Scenario three: a specialty contractor with heavy union, service, and equipment management requirements depends on niche workflows not well supported in generic SaaS platforms. A traditional ERP with strong industry extensions may remain the better operational fit, at least in the medium term. The modernization path may involve selective AI layers around analytics and document processing rather than a full AI ERP replacement.
Executive decision guidance: when to choose AI ERP vs traditional ERP
Choose AI ERP when the enterprise has a clear modernization strategy, sufficient data maturity, and a business case tied to exception-heavy process automation, predictive visibility, and cross-functional decision support. It is especially compelling where project complexity, document volume, and growth through acquisitions create limits for rules-based systems.
Choose traditional ERP when the immediate objective is to establish control, simplify the application landscape, improve financial governance, and reduce operational fragmentation with lower transformation risk. This path is often more suitable when the organization lacks standardized data, has limited change capacity, or requires highly specific construction workflows that would be difficult to reproduce in a standardized AI-first SaaS model.

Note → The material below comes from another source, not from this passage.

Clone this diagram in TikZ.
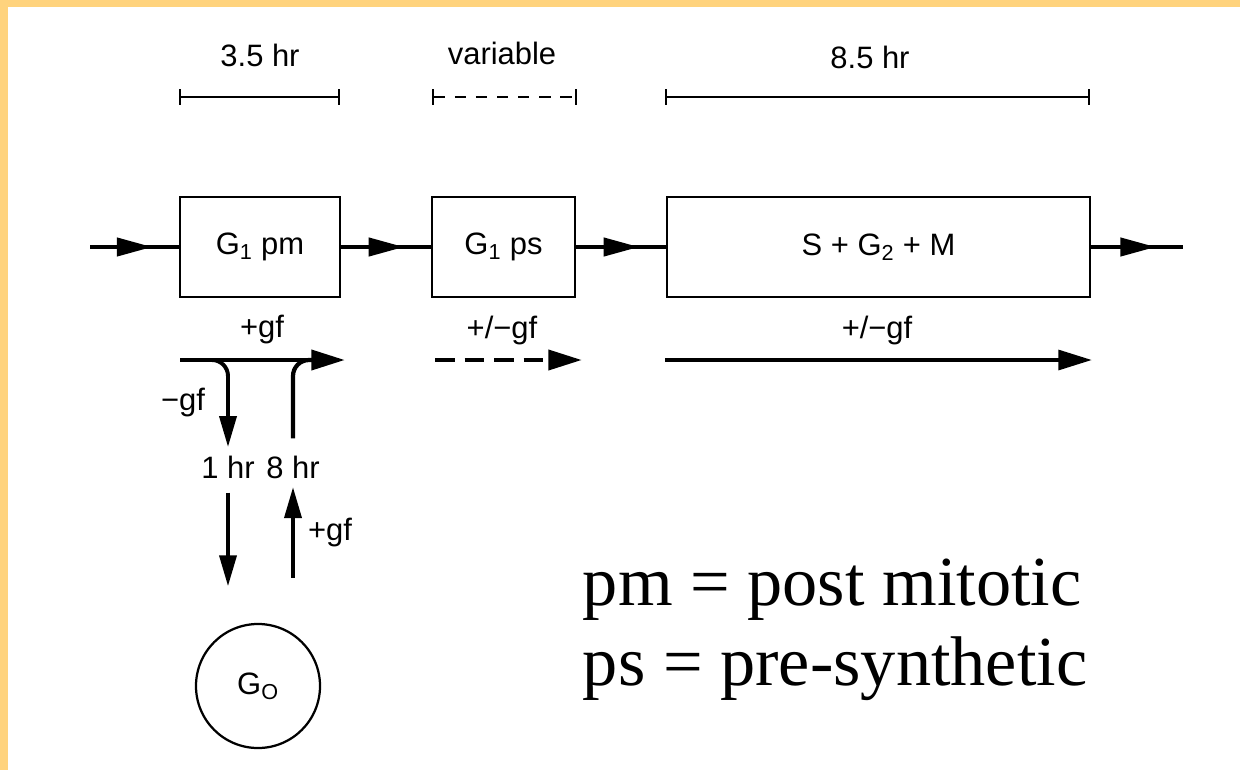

For many construction enterprises, the best answer is phased modernization: implement a strong cloud ERP core, rationalize integrations, standardize project and financial data, and then activate AI capabilities where measurable value exists. That approach reduces deployment risk while preserving a path to advanced automation. The strategic goal is not to buy the most intelligent platform on paper. It is to select the platform that best aligns technology capability with operational fit, governance maturity, and enterprise transformation readiness.